I don't regret the time I spent coming up with the concept and original sketches for my graphic novel project, or in many ways the awful emotional situation I was in, isolated from any support network, that allowed me to escape into it for weeks at a time, and produce work more prolifically than any other period of my life.

I don't even regret how I acted in relationship to him - I was over-generous, somewhat naive, and turned the other cheek far too many times, but I would rather be that forever than make myself something I hate. The cracks didn't begin to show until well after I was locked into a caretaking position, and I refuse to be the sort of person to leave someone homeless, jobless and clearly mentally ill, however much of a bastard they are.

I somewhat regret not taking him to court over the several thousand pounds he owed me, and I most certainly regret not pressing charges over the violence, especially once the police were actually called in, which might perhaps have held him back from doing the same to someone else (sadly, I became aware only after the event of his history of violent and threatening behaviour - when I believed I was the first, I could imagine I might also be the last. If only.). 
On the other hand I have spent my time getting over and away from that, and putting myself in a better position, rather than engaging with the British legal system in what I still feel would have been a painful and ultimately pointless quest.
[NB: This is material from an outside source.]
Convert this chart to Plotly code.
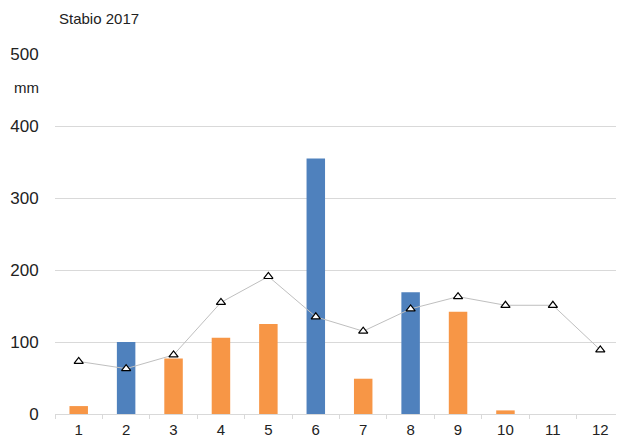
import plotly.graph_objects as go

months = ["1", "2", "3", "4", "5", "6", "7", "8", "9", "10", "11", "12"]
precip_2017 = [11, 100, 77, 106, 125, 355, 49, 169, 142, 5, 0, 0]
precip_norm = [73, 63, 82, 155, 191, 135, 115, 146, 163, 151, 151, 89]
y_ticks = [0, 100, 200, 300, 400, 500]

BLUE = "#4F81BD"
ORANGE = "#F79646"
bar_colors = [BLUE if v > n else ORANGE for v, n in zip(precip_2017, precip_norm)]

fig = go.Figure()
fig.add_trace(go.Bar(
    x=months, y=precip_2017,
    marker=dict(color=bar_colors, line=dict(width=0)),
    width=0.39, showlegend=False,
))
fig.add_trace(go.Scatter(
    x=months, y=precip_norm, mode="lines+markers",
    line=dict(color="#BFBFBF", width=1),
    marker=dict(symbol="triangle-up", size=8, color="white",
                line=dict(color="black", width=1.2)),
    showlegend=False,
))

# page body has an 8px margin, so the figure is drawn 8px in from the top-left
fig.update_layout(
    width=616, height=430,
    margin=dict(l=47, r=0, t=46, b=24),
    paper_bgcolor="white", plot_bgcolor="white",
    font=dict(family="Liberation Sans, Arial, sans-serif", color="#222222"),
    annotations=[
        dict(text="Stabio 2017", xref="paper", yref="paper", x=0, y=1,
             xanchor="left", yanchor="middle", yshift=36, xshift=2,
             showarrow=False, font=dict(size=15)),
        dict(text="mm", xref="paper", yref="paper", x=0, y=1,
             xanchor="right", yanchor="middle", yshift=-33, xshift=-14,
             showarrow=False, font=dict(size=15)),
    ],
)
fig.update_xaxes(
    type="category", showgrid=False, showline=True, linecolor="#D9D9D9",
    linewidth=1, ticks="outside", tickson="boundaries", ticklen=4,
    tickcolor="#D9D9D9", tickfont=dict(size=15, color="#222222"),
    ticklabelstandoff=2,
    range=[-0.5, 11.5], automargin=False,
)
fig.update_yaxes(
    range=[0, 500], tickvals=y_ticks, showgrid=True, gridcolor="#D9D9D9",
    gridwidth=1, zeroline=False, showline=False, ticks="outside",
    ticklen=12, tickcolor="rgba(0,0,0,0)", tickfont=dict(size=17, color="#222222"),
    automargin=False,
)

fig.write_html("out.html")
I am glad to have spent my time strengthening my links within the various communities around London so that I have a better support network, and I will be in a better position should our paths ever cross again.

It depresses me somewhat that I still feel I will spend the rest of my life moving away from him, but on the other hand I rejoice in how far I have come. Just as I wear my physical scars proudly, as trophies of my experiences, I accept the changes wrought in my personality too, by bad events just as much as good, and I realise that if it wasn't for the psychopath I wouldn't have had the motivation to move into activism, and to make the world a better place in what way I can for other people. That doesn't make his existence any less of a blight on humanity, however.

Tonight I go out with friends, and observe the crowd of wonderful people that surround me, and thank whatever powers might be for the life I have now, the fact that I still have it, and how amazingly good it is, one year and a day on, and carry on creating my own 'happily ever after'.